The objective was to improve the employability of the country’s youth – both women and men – by providing them with decent work, thereby promoting their economic empowerment. It also aimed to help them develop sustainable entrepreneurship.
The Jobs for Youth in Malawi project focused on both training and technical assistance to training institutes. In addition, the initiative helped to provide practical training for out-of-school youths and to set up an internship programme for youths.
By the end of the project, a total of 14 933 young people were employed. Some of them went on to create jobs for others, and provide internships and vocational training through the business incubation programme in targeted sectors such as manufacturing, information and communication technology, agriculture and small-scale mining.
These training programmes have resulted in the creation of 5 276 businesses. A B2B trade facilitation training programme for 110 young people delivered, 30 young people signed business deals to be supplying horticulture and other agricultural produce to large supermarkets and other agro-produce off-takers.

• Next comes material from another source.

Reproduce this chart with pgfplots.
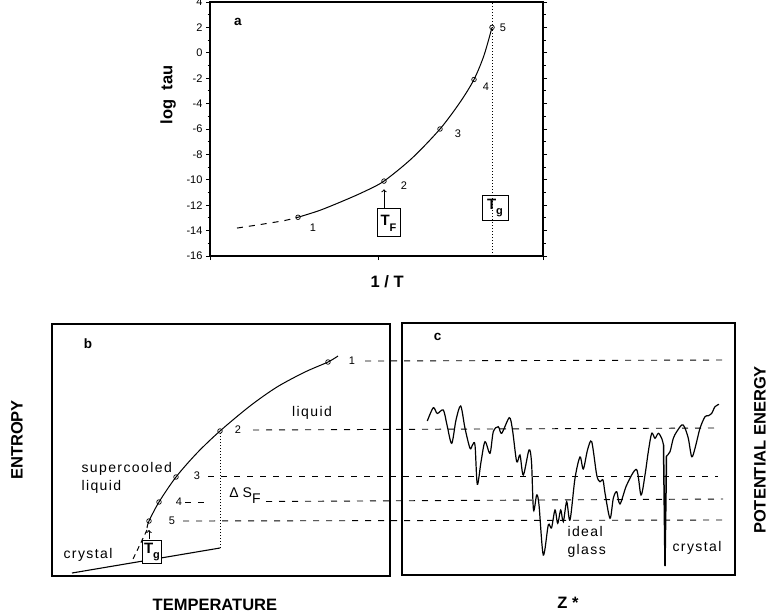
\documentclass[border=0pt]{standalone}
\usepackage{fontspec}
\setmainfont{Liberation Sans}
\newfontfamily\spaced[LetterSpace=10]{Liberation Sans}
\usepackage{pgfplots}
\pgfplotsset{compat=1.18}

\newcommand{\lab}{\bfseries\fontsize{16.5}{18}\selectfont}
\newcommand{\numsz}{\fontsize{11}{13}\selectfont}
\newcommand{\txtsz}{\spaced\fontsize{14}{18}\selectfont}
\newcommand{\boxsz}{\bfseries\fontsize{15}{17}\selectfont}

\pgfplotsset{
  panel/.style={scale only axis, clip=false,
    axis line style={line width=1.3pt},
    /pgf/number format/assume math mode=true},
  open/.style={only marks, mark=o, mark size=2.3pt,
    mark options={fill=white, line width=0.7pt, black}},
  lvl/.style={black, line width=0.9pt, dash pattern=on 6pt off 7pt},
}

\begin{document}
\begin{tikzpicture}
\useasboundingbox (0pt,0pt) rectangle (772pt,-614pt);

% ---- panel a
\begin{axis}[panel,
  at={(210pt,-256pt)}, anchor=south west,
  width=333pt, height=254pt,
  xmin=210, xmax=543, ymin=-16, ymax=4,
  ytick={-16,-14,...,4}, minor ytick={-15,-13,...,3},
  xtick={210,378,543}, xticklabels={},
  xtick pos=left, ytick pos=both,
  tick align=outside,
  major tick length=4pt, minor tick length=2.5pt,
  every tick/.append style={black, line width=0.9pt},
  yticklabel style={font=\numsz},
  xlabel={1 / T}, ylabel={log\hspace{9pt}tau},
  xlabel style={font=\lab, at={(axis description cs:0.532,-0.102)}, anchor=center},
  ylabel style={font=\lab, at={(axis description cs:-0.126,0.634)}, anchor=center},
]
\addplot[black, line width=1pt, dash pattern=on 6pt off 6pt, smooth]
  coordinates {(237,-13.8) (262,-13.5) (285,-13.2) (298,-12.95)};
\addplot[black, line width=1pt, smooth]
  coordinates {(298,-12.95) (320,-12.4) (345,-11.6) (365,-10.9) (384,-10.1)
               (412,-8.3) (440,-6.0) (460,-3.9) (474,-2.1) (484,-0.2) (492,2.0)};
\addplot[open] coordinates {(298,-12.95) (384,-10.1) (440,-6.0) (474,-2.1) (492,2.0)};
\addplot[black, line width=1pt, dash pattern=on 1.5pt off 1.5pt]
  coordinates {(492,-16) (492,4)};
\addplot[black, line width=1pt, ->] coordinates {(384,-12.3) (384,-10.75)};
\node[font=\bfseries\fontsize{13.5}{15}\selectfont] at (axis cs:238,2.4) {a};
\node[font=\numsz] at (axis cs:313,-13.8) {1};
\node[font=\numsz] at (axis cs:404,-10.5) {2};
\node[font=\numsz] at (axis cs:458,-6.4) {3};
\node[font=\numsz] at (axis cs:486,-2.7) {4};
\node[font=\numsz] at (axis cs:503,2.0) {5};
\node[draw, line width=1pt, minimum width=23pt, minimum height=28pt, inner sep=0pt]
  at (axis cs:388.5,-13.4) {\boxsz T\raisebox{-6pt}{\fontsize{11}{12}\selectfont F}};
\node[draw, line width=1pt, minimum width=26pt, minimum height=25pt, inner sep=0pt]
  at (axis cs:495,-12.24) {\boxsz T\raisebox{-5pt}{\fontsize{11}{12}\selectfont g}};
\end{axis}

% ---- panel b
\begin{axis}[panel,
  at={(52pt,-576pt)}, anchor=south west,
  width=338pt, height=252pt,
  xmin=52, xmax=390, ymin=-576, ymax=-324,
  xtick=\empty, ytick=\empty,
  xlabel={TEMPERATURE}, ylabel={ENTROPY},
  xlabel style={font=\lab, at={(axis description cs:0.482,-0.115)}, anchor=center},
  ylabel style={font=\lab, at={(axis description cs:-0.1036,0.54)}, anchor=center},
]
% levels 1-5, running on into panel c
\addplot[lvl] coordinates {(365,-361) (728,-360)};
\addplot[lvl] coordinates {(253,-430) (715,-428)};
\addplot[lvl] coordinates {(208,-476) (718,-476)};
\addplot[lvl] coordinates {(185,-502) (207,-502)};
\addplot[lvl] coordinates {(266,-501.5) (723,-499)};
\addplot[lvl] coordinates {(183,-521) (725,-520)};
\addplot[black, line width=1pt, smooth]
  coordinates {(147,-528) (149,-521) (159,-502) (176,-477) (197,-453) (220,-431)
               (250,-406) (277,-387) (305,-372) (328,-362) (338,-356)};
\addplot[black, line width=1pt, dash pattern=on 5pt off 4pt]
  coordinates {(147,-530) (133,-559)};
\addplot[black, line width=1.1pt] coordinates {(72,-573) (220,-548)};
\addplot[black, line width=1pt, dash pattern=on 1.5pt off 1.5pt]
  coordinates {(220,-548) (220,-431)};
\addplot[open] coordinates {(149,-521) (159,-502) (176,-477) (220,-431) (328,-362)};
\node[draw, fill=white, line width=1pt, minimum width=19pt, minimum height=23pt, inner sep=0pt]
  at (axis cs:152,-552) {\boxsz T\raisebox{-5pt}{\fontsize{11}{12}\selectfont g}};
\addplot[black, line width=1pt, ->] coordinates {(149,-539) (149,-530)};
\node[font=\bfseries\fontsize{13.5}{15}\selectfont] at (axis cs:88,-344) {b};
\node[font=\numsz] at (axis cs:352,-361) {1};
\node[font=\numsz] at (axis cs:238,-430) {2};
\node[font=\numsz] at (axis cs:197,-476) {3};
\node[font=\numsz] at (axis cs:179,-502) {4};
\node[font=\numsz] at (axis cs:172,-521) {5};
\node[font=\txtsz] at (axis cs:312,-413) {liquid};
\node[font=\txtsz, anchor=west, align=left] at (axis cs:78,-478) {supercooled\\liquid};
\node[font=\txtsz] at (axis cs:88,-555) {crystal};
\node[font=\fontsize{14}{16}\selectfont] at (axis cs:245,-496)
  {Δ S\raisebox{-6pt}{F}};
\end{axis}

% ---- panel c
\begin{axis}[panel,
  at={(402pt,-575pt)}, anchor=south west,
  width=333pt, height=252pt,
  xmin=402, xmax=735, ymin=-575, ymax=-323,
  xtick=\empty, ytick=\empty,
  xlabel={Z *}, ylabel={POTENTIAL ENERGY},
  xlabel style={font=\lab, at={(axis description cs:0.4985,-0.111)}, anchor=center},
  ylabel style={font=\lab, at={(axis description cs:1.075,0.496)}, anchor=center},
]
\addplot[black, line width=1.2pt, smooth, tension=0.5] coordinates {
  (427.3,-421) (433.3,-407.7) (437.3,-413.5) (443.3,-410) (447,-425) (451.7,-443.3)
  (456,-420) (460.7,-406) (465,-428.3) (470,-448.3) (472.5,-445) (475,-445)
  (477.3,-484.3) (481,-462) (485,-441.7) (490,-453.3) (493.3,-431.7) (498.3,-426.7)
  (501.7,-433.3) (509.3,-417.7) (512.5,-430) (516.7,-461.7) (520,-455) (523.3,-475)
  (529,-450) (531.5,-462) (533.5,-510) (536.7,-495) (539,-505) (543.3,-555)
  (548.3,-525) (551.5,-528) (555,-510) (557.7,-523.3) (560.7,-510) (563.3,-521.7)
  (566.7,-501.7) (570,-520) (575,-478.3) (580,-457) (583.3,-469) (587.5,-450)
  (591.7,-441.7) (596.7,-475) (600,-481.7) (603,-480) (605,-493) (610,-518.3)
  (613.3,-498.3) (616.7,-491.7) (620,-504) (626.7,-485) (636.5,-469.5) (641,-495)
  (645,-475) (648.3,-451.7) (651.7,-433.3) (655,-438.3) (658.3,-433.3) (661.7,-438.3)
  (663.5,-445)};
\addplot[black, line width=1.5pt] coordinates {(663.5,-445) (665,-566) (666.5,-456)};
\addplot[black, line width=1.2pt, smooth, tension=0.5] coordinates {
  (666.5,-456) (670,-451.7) (673.3,-438.3) (676.7,-431.7) (681.7,-425) (684.5,-427)
  (688.3,-438.3) (691.7,-456.7) (695,-448.3) (700,-428.3) (705,-416.7) (708.3,-415.7)
  (711.7,-413.3) (715,-406.7) (719,-404.3)};
\node[font=\bfseries\fontsize{13.5}{15}\selectfont] at (axis cs:437.7,-336.7) {c};
\node[font=\txtsz, anchor=west, align=left] at (axis cs:564,-542) {ideal\\glass};
\node[font=\txtsz] at (axis cs:697,-548) {crystal};
\end{axis}
\end{tikzpicture}
\end{document}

According to the African Development Bank report, project funds, including vocational entrepreneurship training, were reallocated to the construction of four technical colleges for training in the selected sectors – mining, manufacturing, ICT and agriculture. The construction of technical colleges in Ngara, Mbandira, Neno and Naminjiwa has been completed.
Furniture and equipment have been installed, and the colleges are now operational. At the time of the project’s conclusion, two of the four colleges had already enrolled a total of 225 youth, 114 youth in the garment sector and 111 in agriculture.